What to work on - The lines beneath this instruction, from the first through the one containing "from matplotlib.patches import Rectangle", must be transcribed exactly; no other line belongs in the output.

Data extract -

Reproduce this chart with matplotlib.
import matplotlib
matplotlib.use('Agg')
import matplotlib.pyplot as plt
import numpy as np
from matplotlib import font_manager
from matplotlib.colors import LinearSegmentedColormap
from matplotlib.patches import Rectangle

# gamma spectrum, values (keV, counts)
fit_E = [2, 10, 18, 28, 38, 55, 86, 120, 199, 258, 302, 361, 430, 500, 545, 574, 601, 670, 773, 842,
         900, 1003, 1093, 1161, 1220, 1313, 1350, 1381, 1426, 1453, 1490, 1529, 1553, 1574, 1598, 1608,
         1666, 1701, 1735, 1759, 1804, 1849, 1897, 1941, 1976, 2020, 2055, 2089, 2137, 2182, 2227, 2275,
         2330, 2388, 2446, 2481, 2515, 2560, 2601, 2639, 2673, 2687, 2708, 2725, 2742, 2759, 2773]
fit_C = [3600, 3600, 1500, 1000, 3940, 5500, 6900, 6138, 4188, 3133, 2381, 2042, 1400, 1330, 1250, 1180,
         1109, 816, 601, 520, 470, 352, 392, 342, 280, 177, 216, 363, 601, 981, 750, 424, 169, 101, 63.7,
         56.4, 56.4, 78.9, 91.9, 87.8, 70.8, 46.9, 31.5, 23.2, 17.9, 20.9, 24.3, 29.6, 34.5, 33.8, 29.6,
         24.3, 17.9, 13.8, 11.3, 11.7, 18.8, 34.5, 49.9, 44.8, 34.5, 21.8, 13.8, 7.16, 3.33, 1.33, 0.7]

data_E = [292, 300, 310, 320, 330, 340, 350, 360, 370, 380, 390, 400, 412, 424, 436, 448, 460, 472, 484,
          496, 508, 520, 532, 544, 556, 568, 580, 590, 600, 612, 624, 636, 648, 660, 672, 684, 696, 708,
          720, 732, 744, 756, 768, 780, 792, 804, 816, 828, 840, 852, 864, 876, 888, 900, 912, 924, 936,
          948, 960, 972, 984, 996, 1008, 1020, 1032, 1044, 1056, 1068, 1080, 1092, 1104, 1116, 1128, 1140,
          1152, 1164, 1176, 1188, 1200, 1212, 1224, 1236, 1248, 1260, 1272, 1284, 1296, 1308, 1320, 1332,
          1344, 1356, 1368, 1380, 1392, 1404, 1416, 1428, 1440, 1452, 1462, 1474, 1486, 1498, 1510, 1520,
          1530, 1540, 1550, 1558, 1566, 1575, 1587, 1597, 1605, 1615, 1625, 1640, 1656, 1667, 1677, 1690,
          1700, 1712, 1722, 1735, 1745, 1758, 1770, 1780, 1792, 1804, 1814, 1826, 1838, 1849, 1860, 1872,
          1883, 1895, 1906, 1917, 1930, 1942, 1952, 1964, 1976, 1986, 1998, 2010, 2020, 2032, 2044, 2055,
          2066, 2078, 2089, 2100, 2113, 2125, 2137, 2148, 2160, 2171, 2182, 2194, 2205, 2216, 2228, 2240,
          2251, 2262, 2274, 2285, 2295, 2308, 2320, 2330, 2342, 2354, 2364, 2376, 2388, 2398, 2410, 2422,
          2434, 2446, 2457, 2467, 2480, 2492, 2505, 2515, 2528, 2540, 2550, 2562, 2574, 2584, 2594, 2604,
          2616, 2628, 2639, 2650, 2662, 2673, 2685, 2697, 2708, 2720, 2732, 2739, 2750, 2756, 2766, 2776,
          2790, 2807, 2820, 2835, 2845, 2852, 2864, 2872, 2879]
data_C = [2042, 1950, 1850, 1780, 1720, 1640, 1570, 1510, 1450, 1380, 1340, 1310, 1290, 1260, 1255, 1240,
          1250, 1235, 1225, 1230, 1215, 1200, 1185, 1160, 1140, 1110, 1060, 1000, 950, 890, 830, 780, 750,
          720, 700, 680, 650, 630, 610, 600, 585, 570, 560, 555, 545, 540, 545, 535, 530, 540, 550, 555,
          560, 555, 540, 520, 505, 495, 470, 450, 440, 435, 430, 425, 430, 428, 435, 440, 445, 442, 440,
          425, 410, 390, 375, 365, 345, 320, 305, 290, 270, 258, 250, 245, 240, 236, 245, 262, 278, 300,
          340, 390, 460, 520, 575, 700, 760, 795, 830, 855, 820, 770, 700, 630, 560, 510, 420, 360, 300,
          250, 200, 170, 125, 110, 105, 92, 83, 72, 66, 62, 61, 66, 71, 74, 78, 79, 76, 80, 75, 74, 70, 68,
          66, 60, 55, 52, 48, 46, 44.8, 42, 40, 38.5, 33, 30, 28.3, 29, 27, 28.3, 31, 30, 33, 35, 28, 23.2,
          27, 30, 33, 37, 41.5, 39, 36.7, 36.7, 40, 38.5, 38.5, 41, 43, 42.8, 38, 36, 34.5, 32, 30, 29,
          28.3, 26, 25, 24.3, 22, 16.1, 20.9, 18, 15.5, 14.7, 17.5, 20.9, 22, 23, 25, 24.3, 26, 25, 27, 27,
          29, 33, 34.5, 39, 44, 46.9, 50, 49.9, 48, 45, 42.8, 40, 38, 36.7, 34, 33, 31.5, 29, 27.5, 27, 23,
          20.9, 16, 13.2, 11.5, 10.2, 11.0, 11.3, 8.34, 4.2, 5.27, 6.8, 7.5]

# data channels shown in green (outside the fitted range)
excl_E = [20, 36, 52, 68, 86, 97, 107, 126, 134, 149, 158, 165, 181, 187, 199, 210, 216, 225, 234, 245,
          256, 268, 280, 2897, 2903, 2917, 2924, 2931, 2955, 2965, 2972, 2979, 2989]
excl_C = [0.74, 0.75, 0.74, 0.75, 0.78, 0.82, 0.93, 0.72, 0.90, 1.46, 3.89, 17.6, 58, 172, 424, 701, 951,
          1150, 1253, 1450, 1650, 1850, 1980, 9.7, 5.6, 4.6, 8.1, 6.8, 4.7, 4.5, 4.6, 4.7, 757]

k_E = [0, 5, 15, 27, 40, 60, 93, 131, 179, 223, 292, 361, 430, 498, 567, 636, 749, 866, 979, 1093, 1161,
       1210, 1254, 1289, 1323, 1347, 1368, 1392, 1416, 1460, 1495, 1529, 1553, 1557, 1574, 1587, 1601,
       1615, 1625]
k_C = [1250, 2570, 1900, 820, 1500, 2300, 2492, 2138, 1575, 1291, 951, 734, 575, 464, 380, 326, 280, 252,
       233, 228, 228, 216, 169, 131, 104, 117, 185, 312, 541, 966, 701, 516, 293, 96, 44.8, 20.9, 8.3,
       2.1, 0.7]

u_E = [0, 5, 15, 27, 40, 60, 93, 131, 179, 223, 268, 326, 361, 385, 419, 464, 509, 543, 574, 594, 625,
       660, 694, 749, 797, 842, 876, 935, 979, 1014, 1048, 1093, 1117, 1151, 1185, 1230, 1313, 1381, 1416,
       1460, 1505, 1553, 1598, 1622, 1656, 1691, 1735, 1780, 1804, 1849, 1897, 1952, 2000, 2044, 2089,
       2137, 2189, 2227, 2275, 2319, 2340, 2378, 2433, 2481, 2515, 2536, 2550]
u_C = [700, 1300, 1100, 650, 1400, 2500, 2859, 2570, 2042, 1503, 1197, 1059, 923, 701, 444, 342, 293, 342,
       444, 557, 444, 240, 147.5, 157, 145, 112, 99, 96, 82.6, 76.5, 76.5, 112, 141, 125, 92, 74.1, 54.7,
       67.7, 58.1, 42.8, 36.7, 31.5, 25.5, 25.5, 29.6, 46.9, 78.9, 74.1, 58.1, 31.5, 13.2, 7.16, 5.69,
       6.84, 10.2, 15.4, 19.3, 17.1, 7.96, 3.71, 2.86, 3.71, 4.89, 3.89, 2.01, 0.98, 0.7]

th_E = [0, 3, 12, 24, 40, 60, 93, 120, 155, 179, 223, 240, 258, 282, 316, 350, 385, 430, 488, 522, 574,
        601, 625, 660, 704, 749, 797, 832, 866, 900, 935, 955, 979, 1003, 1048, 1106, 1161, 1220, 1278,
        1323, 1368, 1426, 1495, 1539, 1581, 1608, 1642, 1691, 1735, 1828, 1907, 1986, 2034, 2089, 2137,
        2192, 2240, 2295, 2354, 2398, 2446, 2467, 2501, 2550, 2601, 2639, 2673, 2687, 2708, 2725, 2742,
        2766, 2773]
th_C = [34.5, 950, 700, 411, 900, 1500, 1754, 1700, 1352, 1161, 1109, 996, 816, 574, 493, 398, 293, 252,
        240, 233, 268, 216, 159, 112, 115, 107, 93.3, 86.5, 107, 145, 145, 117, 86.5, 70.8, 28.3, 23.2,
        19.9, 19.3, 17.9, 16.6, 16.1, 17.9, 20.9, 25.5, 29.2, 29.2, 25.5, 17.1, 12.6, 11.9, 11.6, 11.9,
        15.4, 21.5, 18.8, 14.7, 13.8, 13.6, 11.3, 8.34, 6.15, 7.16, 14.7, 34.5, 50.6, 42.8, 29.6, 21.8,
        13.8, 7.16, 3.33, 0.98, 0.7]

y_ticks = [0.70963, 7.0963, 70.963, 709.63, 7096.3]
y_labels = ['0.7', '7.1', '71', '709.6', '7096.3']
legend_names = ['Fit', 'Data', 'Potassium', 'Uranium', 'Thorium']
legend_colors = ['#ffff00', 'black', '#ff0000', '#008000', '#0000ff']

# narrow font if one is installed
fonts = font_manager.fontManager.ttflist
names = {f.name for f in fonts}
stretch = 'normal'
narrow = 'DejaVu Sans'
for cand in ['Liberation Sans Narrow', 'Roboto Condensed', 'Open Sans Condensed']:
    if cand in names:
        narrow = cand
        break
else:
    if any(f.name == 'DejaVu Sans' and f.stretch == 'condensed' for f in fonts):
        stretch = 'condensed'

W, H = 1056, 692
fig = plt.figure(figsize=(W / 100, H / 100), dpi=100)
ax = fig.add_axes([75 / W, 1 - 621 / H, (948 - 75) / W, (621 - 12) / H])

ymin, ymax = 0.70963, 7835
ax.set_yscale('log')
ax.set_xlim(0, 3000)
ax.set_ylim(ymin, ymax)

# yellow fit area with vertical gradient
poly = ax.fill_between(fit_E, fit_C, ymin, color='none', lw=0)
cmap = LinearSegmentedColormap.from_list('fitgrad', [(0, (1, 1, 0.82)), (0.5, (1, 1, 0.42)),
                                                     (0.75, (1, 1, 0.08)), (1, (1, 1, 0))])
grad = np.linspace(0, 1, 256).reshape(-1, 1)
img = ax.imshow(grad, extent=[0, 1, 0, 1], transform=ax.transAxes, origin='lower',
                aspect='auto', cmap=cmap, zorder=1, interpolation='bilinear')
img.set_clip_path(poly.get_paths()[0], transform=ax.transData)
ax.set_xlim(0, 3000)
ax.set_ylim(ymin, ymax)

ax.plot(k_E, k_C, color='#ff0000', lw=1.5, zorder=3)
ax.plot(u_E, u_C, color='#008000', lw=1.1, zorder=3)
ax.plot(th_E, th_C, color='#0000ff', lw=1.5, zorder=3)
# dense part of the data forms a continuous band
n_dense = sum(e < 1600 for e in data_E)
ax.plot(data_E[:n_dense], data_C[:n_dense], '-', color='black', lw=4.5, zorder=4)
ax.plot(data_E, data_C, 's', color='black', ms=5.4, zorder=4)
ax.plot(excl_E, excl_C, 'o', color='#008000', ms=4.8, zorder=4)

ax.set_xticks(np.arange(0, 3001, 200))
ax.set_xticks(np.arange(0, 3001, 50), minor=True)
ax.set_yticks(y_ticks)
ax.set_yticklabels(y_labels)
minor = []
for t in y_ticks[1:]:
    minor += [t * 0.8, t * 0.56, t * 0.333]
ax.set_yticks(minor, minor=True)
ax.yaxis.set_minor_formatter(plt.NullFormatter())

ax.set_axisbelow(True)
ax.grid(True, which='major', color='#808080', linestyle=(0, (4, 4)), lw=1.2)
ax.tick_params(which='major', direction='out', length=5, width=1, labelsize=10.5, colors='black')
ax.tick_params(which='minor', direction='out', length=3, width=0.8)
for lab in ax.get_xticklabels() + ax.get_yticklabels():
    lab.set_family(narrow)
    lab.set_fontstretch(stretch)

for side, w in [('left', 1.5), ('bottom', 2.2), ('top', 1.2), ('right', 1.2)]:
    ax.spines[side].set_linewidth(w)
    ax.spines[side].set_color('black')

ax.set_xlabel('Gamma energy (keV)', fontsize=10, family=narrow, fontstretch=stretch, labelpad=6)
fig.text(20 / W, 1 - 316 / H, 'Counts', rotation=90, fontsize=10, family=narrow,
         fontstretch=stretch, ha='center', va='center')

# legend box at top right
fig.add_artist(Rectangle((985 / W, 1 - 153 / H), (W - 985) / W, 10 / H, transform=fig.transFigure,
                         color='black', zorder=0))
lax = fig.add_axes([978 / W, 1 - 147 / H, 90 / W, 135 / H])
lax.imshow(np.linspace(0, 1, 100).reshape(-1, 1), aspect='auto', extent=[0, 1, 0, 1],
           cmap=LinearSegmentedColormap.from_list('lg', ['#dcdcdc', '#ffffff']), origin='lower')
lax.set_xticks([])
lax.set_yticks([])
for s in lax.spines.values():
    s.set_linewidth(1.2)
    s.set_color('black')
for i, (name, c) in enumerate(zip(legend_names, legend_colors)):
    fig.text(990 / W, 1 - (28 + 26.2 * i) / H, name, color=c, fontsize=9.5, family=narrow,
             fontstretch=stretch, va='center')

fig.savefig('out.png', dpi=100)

Result of the task -
Reproduce this chart with matplotlib.
import matplotlib
matplotlib.use('Agg')
import matplotlib.pyplot as plt
import numpy as np
from matplotlib import font_manager
from matplotlib.colors import LinearSegmentedColormap
from matplotlib.patches import Rectangle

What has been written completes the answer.